Questions remain over how the new policy will affect Boy Scout membership and funding. About 70% of troops are affiliated with religious groups.
The Mormon Church, the 105-year-old youth organization’s biggest sponsor, said in a statement that it was “deeply troubled” by the Scouts’ decision and was considering cutting ties. In 2013, according to the Boy Scouts, about 17% of youths involved nationwide belonged to troops sponsored by the church.
Allowing openly gay leaders, the church said this week, was “inconsistent with the doctrines of the church and what have traditionally been the values of the Boy Scouts of America.”
Church officials declined to issue any further public comment.
Wendy Montgomery, Jordan’s mother and an active Mormon, criticized the Mormon response.
“Apparently it’s OK for my son to be a Scout at 17 3/4 years old, and then it becomes unacceptable for him to become a leader,” Montgomery said. “He’s the same person.”
Jordan started Cub Scouts when he was 8 and came out as gay at 13.
Troop leaders began calling him “sissy” and “fruitcake,” Montgomery said. When Jordan completed the requirements for merit badges, she said, some leaders said they had lost the signed acknowledgments and made him redo the work.
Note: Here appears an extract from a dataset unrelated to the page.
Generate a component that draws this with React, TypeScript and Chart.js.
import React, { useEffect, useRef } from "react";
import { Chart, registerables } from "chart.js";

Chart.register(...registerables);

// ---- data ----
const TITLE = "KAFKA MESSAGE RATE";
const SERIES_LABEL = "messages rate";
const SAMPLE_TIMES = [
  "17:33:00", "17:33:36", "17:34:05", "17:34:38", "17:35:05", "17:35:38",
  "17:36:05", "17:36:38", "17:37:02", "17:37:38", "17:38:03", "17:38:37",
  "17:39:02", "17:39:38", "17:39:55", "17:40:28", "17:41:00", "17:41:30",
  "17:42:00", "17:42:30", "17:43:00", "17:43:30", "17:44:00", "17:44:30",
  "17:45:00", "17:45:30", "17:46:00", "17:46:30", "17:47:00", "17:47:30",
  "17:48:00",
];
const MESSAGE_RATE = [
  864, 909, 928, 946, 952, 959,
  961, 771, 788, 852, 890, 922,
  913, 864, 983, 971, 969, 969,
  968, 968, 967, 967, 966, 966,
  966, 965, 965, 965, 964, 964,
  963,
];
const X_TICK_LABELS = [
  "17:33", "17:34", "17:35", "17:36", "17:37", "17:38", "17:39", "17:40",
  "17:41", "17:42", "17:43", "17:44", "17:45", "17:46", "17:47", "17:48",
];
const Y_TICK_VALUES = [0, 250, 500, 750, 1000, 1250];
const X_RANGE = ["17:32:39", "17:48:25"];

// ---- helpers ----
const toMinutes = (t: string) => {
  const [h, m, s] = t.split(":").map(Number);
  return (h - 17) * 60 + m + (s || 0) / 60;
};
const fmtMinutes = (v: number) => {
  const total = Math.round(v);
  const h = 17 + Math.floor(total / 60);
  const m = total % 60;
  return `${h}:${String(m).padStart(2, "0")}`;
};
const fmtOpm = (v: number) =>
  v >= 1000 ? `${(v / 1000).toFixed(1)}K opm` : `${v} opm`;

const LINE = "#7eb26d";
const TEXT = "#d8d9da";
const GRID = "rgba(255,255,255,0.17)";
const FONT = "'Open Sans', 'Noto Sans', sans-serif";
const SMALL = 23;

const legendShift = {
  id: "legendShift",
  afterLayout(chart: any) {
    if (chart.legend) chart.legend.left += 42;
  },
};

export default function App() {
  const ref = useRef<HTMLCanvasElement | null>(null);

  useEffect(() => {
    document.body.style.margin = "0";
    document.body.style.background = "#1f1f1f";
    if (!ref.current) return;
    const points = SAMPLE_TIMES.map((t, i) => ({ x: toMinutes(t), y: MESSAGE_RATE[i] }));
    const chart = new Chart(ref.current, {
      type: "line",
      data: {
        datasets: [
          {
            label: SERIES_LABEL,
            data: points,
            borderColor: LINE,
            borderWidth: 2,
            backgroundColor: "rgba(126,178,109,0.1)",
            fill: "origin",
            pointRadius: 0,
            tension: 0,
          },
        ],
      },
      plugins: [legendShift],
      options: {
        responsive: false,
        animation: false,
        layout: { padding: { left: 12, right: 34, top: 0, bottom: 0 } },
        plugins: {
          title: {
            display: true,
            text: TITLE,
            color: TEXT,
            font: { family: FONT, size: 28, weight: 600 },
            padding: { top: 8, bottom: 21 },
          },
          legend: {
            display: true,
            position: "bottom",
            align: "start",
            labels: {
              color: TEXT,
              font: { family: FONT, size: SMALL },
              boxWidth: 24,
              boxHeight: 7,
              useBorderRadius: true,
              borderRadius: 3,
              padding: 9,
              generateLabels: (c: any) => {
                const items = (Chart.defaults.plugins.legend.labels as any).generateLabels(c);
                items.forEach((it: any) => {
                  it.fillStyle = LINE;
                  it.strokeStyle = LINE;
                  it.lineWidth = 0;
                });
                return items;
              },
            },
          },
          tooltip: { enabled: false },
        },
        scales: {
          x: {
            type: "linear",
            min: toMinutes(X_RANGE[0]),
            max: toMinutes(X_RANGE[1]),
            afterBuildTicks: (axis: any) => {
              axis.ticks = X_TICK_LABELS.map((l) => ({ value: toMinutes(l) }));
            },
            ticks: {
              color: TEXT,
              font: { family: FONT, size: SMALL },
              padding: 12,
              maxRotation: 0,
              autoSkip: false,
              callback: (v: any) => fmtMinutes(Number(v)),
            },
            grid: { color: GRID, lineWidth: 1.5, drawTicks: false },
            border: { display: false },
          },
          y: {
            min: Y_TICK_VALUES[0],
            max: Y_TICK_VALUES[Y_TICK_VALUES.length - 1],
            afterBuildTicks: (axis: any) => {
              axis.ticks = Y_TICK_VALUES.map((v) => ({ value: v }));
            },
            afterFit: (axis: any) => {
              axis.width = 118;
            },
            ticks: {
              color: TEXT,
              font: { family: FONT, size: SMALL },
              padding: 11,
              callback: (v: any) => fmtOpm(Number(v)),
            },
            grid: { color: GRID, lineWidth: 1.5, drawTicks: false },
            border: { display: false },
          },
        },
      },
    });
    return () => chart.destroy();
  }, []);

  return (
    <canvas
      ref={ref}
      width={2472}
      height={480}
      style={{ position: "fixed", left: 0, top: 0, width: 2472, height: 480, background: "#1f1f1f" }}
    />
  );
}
On camping trips, Jordan’s father would have to come along “so no one would have to sleep in the tent with the gay kid,” Mongtomery said.
Jordan decided to stay in Scouting just to finish what he had started and get his Eagle Scout rank. “He has more than earned his Scouting advance,” Montgomery said. “But I think he will be very glad when all this is done.”
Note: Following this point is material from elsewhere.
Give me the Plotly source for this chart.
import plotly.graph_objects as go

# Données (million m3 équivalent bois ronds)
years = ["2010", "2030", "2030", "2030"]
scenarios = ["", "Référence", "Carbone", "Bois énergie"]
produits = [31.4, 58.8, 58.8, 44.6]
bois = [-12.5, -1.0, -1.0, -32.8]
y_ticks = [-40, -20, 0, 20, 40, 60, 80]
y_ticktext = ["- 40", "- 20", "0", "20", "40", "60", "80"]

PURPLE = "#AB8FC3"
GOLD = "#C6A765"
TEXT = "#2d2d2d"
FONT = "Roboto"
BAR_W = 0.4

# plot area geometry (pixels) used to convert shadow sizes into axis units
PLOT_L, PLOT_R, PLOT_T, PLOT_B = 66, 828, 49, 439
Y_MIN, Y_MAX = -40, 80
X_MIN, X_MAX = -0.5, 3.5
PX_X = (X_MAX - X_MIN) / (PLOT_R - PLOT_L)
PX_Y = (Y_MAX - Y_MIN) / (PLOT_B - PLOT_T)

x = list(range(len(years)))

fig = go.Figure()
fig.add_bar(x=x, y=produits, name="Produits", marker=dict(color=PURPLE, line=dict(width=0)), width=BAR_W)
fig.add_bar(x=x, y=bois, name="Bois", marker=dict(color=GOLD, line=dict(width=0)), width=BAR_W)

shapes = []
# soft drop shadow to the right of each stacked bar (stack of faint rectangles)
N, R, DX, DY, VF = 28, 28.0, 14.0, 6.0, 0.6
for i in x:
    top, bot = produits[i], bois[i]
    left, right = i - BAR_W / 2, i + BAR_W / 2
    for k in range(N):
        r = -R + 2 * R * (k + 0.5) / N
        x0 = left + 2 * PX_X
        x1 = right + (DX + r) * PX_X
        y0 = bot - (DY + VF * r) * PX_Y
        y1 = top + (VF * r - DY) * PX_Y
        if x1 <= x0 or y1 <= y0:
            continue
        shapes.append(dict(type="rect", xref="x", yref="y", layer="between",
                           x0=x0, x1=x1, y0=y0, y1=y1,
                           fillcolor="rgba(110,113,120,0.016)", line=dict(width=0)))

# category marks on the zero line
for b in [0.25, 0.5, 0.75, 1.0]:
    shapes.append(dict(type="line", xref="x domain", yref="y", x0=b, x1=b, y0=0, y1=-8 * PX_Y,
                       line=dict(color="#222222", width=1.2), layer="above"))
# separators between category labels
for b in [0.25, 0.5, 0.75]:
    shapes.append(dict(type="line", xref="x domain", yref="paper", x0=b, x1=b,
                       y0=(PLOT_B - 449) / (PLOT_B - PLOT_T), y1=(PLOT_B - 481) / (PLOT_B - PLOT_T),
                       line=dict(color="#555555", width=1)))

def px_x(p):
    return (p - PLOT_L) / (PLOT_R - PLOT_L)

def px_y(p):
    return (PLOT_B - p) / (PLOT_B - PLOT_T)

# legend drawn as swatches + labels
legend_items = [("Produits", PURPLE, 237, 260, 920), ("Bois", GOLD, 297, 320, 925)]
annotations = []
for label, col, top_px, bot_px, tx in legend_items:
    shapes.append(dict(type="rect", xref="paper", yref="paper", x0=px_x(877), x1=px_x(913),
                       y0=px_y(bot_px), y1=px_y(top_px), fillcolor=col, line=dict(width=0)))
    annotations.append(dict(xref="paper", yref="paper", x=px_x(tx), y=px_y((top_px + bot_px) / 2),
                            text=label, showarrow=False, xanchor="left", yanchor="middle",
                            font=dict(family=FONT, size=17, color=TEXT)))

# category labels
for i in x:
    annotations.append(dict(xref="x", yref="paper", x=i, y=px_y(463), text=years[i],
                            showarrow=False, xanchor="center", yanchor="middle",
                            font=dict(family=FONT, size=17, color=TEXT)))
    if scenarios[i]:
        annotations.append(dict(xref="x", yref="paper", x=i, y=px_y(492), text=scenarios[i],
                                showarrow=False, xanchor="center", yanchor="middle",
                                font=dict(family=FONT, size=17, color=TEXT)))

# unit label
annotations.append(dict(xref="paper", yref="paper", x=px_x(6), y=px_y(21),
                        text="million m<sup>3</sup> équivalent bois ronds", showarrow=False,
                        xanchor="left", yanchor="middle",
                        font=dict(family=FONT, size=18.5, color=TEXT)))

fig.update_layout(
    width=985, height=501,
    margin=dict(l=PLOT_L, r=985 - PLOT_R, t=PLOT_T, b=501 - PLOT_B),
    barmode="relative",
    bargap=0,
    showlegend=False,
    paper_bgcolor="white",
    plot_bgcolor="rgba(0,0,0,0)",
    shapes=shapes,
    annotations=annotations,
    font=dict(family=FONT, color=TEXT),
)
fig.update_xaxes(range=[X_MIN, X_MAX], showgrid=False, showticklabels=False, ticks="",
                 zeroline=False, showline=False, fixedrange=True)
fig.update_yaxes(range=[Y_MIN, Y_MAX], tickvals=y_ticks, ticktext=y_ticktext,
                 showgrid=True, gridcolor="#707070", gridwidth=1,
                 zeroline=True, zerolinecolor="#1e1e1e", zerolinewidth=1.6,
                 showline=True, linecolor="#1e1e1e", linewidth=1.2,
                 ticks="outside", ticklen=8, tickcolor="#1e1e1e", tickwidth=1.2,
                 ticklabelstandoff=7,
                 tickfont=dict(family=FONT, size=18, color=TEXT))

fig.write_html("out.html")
Lorri L. Jean, chief executive of the Los Angeles LGBT Center, said the religious exemption of the Scouts’ new policy does little to curb discrimination.
“What it does is allow some of these troops in more progressive areas to treat everyone fairly without violating the national policy, but it doesn’t really stop anyone who wants to from discriminating,” she said. “They’re saying, ‘Well, we’re not going to make you discriminate against gay people, but if you want to, go ahead.’ ”
On Monday, leaders of the National Catholic Committee on Scouting said that while they were concerned about “practical implications” of the policy, it seemed to respect the rights of church-sponsored groups to choose leaders consistent with their religious beliefs. In a statement, national Chairman Edward P. Martin and national Chaplain Michael P. Hanifin encouraged churches to continue chartering troops.
“If you are like us, you joined Scouting to make a difference in the lives of others,” they wrote.
For leaders of Trail Life USA, a youth program that bills itself as a Christian alternative to the Boy Scouts, the new policy represents a moral decline.
Formed in 2013 after the Scouts decided to allow gay youth, Trail Life USA now has nearly 25,000 members in 49 states, said John Stemberger, the organization’s chairman. Stemberger, a former Boy Scout troop leader in Florida, called the decisions to allow gay troops and leaders “very sad” and a threat to youth safety that “will increase boy-on-boy sexual contact.”
But Chuck Keathley, chief executive of the Scouts’ Greater Los Angeles Area Council, said: “We are thrilled to have the opportunity to put this divisive societal issue behind us.
“Our board has long felt that Scouting should be inclusive and that behavior is what should determine whether you can be a member, not orientation.”
Janel Hastings’ 11-year-old son belongs to Troop 407 in Claremont, which is sponsored by the Claremont United Church of Christ. He has marched in gay pride parades with the advocacy group Scouts for Equality, of which he is a member.
When her son was 9, Hastings said, he told her that if the Scouts didn’t allow gay members, he would quit.
“My kids have come to understand that this is the civil rights issue of our time,” said Hastings, adding that she could accept the religious exemption as the right step, for now.
“I’m sending good thoughts to the churches and organizations struggling with this,” she said. “I know the struggle is genuine.”